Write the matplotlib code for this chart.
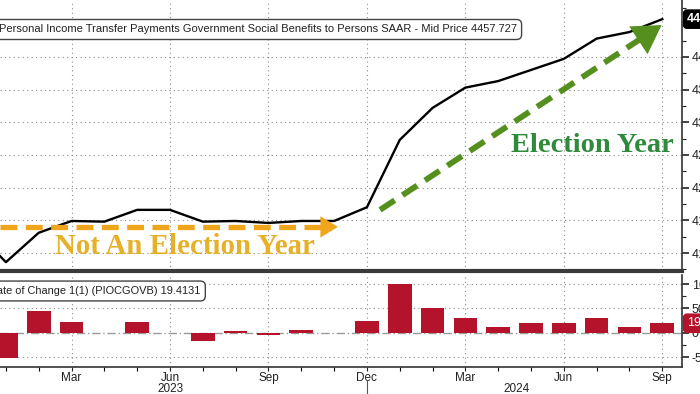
***
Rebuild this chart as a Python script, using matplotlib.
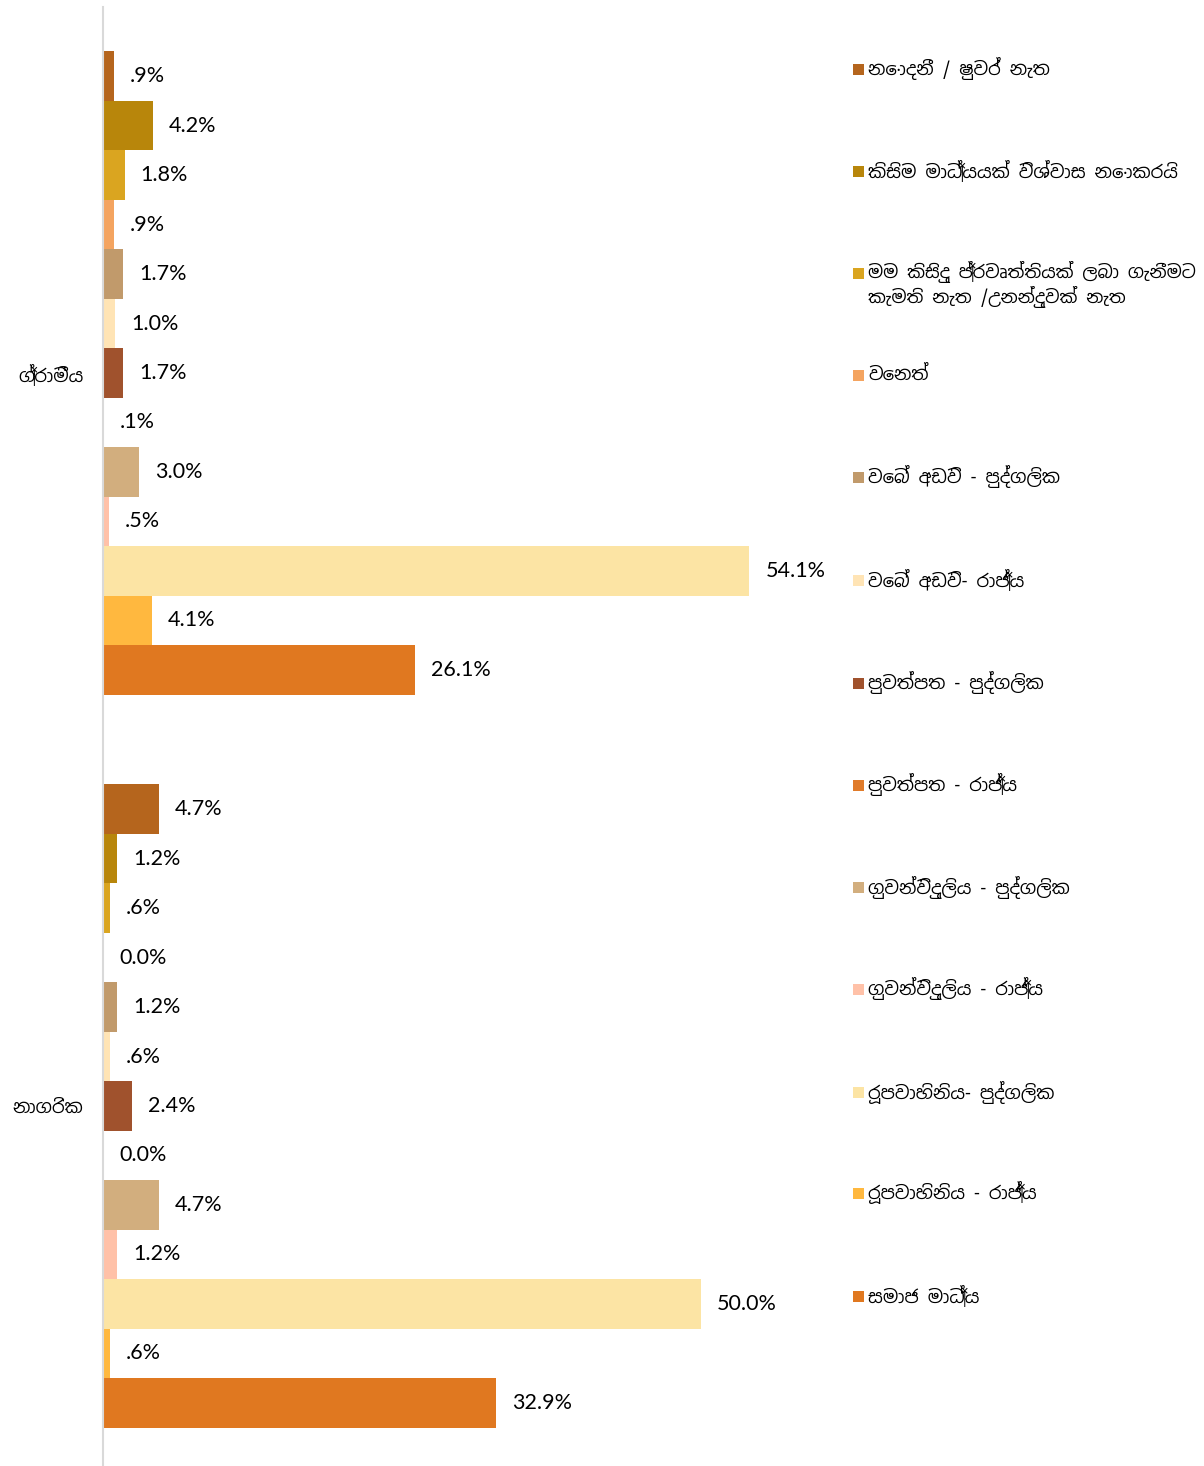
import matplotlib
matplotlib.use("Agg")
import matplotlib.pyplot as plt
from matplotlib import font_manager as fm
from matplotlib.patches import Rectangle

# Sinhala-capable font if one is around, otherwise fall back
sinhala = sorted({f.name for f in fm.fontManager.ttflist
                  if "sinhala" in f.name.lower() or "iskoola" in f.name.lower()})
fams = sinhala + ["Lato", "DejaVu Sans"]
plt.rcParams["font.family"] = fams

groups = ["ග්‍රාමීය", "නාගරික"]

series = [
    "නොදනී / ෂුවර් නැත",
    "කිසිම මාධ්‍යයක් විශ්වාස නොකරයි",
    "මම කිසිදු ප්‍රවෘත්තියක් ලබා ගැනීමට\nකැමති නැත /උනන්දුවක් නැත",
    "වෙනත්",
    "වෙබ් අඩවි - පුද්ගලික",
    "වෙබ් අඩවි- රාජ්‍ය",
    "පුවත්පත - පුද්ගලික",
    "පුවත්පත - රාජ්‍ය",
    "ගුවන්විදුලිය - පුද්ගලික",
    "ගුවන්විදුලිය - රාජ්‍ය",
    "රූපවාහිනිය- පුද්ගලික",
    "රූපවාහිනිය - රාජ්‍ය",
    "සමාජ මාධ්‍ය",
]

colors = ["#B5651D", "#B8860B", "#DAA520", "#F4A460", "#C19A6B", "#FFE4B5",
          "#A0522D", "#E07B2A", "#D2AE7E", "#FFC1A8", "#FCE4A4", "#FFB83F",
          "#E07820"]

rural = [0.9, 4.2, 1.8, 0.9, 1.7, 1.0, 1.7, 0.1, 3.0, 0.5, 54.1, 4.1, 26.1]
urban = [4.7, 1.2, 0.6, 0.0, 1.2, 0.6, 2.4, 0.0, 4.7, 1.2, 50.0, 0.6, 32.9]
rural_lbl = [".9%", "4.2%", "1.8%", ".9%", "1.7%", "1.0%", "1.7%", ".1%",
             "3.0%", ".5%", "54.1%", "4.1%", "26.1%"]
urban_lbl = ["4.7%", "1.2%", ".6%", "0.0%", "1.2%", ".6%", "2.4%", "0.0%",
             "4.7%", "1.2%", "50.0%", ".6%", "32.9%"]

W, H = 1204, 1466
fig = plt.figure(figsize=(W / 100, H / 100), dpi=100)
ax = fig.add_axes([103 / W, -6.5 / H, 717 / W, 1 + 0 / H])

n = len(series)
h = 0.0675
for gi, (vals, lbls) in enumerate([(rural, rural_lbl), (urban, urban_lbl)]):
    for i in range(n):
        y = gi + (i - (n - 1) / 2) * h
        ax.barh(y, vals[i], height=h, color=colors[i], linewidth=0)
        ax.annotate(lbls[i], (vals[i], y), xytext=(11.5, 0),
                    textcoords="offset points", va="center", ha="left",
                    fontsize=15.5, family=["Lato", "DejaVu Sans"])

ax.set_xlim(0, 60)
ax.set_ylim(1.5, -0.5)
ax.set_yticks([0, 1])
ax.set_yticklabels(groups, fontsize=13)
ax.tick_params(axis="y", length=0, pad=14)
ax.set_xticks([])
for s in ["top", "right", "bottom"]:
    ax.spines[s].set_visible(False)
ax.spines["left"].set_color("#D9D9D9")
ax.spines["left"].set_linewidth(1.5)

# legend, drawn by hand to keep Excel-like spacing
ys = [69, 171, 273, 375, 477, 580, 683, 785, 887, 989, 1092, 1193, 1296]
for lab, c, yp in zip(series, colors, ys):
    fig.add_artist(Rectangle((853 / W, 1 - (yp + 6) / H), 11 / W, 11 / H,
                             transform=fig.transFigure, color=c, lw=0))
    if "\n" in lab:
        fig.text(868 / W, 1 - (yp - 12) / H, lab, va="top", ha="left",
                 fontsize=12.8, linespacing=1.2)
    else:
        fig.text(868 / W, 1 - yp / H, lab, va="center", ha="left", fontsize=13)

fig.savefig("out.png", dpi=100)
***
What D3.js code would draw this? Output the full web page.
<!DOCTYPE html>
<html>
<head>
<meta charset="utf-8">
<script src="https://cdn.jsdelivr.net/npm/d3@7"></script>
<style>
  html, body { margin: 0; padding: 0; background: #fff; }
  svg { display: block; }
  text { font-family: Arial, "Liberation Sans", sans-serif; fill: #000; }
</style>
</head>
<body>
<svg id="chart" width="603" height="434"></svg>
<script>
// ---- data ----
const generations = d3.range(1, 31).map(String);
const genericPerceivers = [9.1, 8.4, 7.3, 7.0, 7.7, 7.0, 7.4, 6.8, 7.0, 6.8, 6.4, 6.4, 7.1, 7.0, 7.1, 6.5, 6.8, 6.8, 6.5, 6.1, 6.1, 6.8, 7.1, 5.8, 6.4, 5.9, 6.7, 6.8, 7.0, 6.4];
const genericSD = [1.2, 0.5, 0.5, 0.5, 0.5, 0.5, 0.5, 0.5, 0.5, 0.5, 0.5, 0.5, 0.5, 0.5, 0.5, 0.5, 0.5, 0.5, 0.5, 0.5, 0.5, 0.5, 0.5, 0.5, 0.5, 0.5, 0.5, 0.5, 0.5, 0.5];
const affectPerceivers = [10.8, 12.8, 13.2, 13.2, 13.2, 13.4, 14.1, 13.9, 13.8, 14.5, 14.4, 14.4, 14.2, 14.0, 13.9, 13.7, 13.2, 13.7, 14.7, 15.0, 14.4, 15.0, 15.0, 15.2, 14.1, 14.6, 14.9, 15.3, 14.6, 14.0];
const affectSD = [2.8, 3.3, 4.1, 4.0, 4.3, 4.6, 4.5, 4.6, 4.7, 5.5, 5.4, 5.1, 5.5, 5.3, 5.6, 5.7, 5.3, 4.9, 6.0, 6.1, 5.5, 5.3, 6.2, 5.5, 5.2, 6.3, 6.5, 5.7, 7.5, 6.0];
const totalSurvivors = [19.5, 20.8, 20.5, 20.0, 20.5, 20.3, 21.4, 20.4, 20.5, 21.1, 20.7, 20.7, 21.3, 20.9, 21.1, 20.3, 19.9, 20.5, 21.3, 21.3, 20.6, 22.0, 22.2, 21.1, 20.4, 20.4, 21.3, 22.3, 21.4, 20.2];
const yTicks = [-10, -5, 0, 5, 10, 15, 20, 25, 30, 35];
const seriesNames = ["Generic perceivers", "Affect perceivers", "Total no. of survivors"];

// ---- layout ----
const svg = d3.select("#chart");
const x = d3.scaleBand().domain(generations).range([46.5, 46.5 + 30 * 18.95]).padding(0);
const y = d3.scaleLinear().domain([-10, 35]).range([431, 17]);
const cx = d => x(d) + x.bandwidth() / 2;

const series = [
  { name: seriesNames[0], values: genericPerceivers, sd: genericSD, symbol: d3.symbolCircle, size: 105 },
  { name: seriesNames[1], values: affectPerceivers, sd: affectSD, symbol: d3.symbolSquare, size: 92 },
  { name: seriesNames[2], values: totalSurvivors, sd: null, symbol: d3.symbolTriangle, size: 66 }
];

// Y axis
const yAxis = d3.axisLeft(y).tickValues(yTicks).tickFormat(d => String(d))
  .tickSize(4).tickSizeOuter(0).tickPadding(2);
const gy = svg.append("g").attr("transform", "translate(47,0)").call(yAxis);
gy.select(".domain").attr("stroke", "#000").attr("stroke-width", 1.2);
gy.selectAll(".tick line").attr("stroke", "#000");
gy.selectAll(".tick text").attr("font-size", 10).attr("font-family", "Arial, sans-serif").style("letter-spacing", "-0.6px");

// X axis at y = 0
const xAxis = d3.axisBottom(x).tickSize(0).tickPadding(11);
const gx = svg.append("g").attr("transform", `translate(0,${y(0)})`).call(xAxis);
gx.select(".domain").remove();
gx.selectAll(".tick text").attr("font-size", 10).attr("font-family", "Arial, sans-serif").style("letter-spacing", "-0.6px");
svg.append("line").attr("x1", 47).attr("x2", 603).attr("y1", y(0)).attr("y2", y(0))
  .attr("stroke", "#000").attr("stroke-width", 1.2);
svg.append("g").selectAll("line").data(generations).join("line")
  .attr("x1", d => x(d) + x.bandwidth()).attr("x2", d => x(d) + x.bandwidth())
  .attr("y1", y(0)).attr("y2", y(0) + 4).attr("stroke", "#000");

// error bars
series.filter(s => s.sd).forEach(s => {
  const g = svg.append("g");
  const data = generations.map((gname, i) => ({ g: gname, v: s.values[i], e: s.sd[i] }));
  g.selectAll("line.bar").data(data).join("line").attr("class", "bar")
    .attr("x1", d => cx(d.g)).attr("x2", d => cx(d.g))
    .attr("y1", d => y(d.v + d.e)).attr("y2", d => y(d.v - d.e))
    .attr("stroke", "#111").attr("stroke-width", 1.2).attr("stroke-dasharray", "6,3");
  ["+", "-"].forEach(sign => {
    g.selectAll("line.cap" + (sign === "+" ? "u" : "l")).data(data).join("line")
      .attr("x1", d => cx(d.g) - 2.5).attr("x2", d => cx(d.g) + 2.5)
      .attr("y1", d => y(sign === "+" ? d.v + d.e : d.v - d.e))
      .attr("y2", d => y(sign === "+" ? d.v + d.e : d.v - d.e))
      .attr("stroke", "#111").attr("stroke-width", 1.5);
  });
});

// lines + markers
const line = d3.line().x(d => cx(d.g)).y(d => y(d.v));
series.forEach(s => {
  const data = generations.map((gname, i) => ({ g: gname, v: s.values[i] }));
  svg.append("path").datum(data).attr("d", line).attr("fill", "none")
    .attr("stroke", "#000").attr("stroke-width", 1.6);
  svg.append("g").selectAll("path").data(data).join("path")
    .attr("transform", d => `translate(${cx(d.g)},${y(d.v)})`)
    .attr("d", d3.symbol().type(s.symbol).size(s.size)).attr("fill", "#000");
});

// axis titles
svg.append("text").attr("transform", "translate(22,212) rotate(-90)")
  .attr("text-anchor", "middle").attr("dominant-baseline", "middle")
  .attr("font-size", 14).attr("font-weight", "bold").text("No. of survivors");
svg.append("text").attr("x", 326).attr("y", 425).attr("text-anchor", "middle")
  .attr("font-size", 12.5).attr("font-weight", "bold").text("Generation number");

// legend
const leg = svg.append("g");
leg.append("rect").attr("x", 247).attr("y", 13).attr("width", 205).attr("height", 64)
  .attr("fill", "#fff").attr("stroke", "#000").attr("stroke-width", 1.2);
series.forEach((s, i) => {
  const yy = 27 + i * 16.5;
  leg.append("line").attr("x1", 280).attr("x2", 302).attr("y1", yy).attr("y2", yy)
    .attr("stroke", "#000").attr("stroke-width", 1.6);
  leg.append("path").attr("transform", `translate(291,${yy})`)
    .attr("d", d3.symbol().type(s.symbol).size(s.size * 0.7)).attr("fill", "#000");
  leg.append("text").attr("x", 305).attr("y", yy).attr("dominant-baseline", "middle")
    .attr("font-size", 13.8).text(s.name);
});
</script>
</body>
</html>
***
### Work to do
Show every line in the records above that contains the word "script".

### Reply to the task
Rebuild this chart as a Python script, using matplotlib.
<script src="https://cdn.jsdelivr.net/npm/d3@7"></script>
<script>
</script>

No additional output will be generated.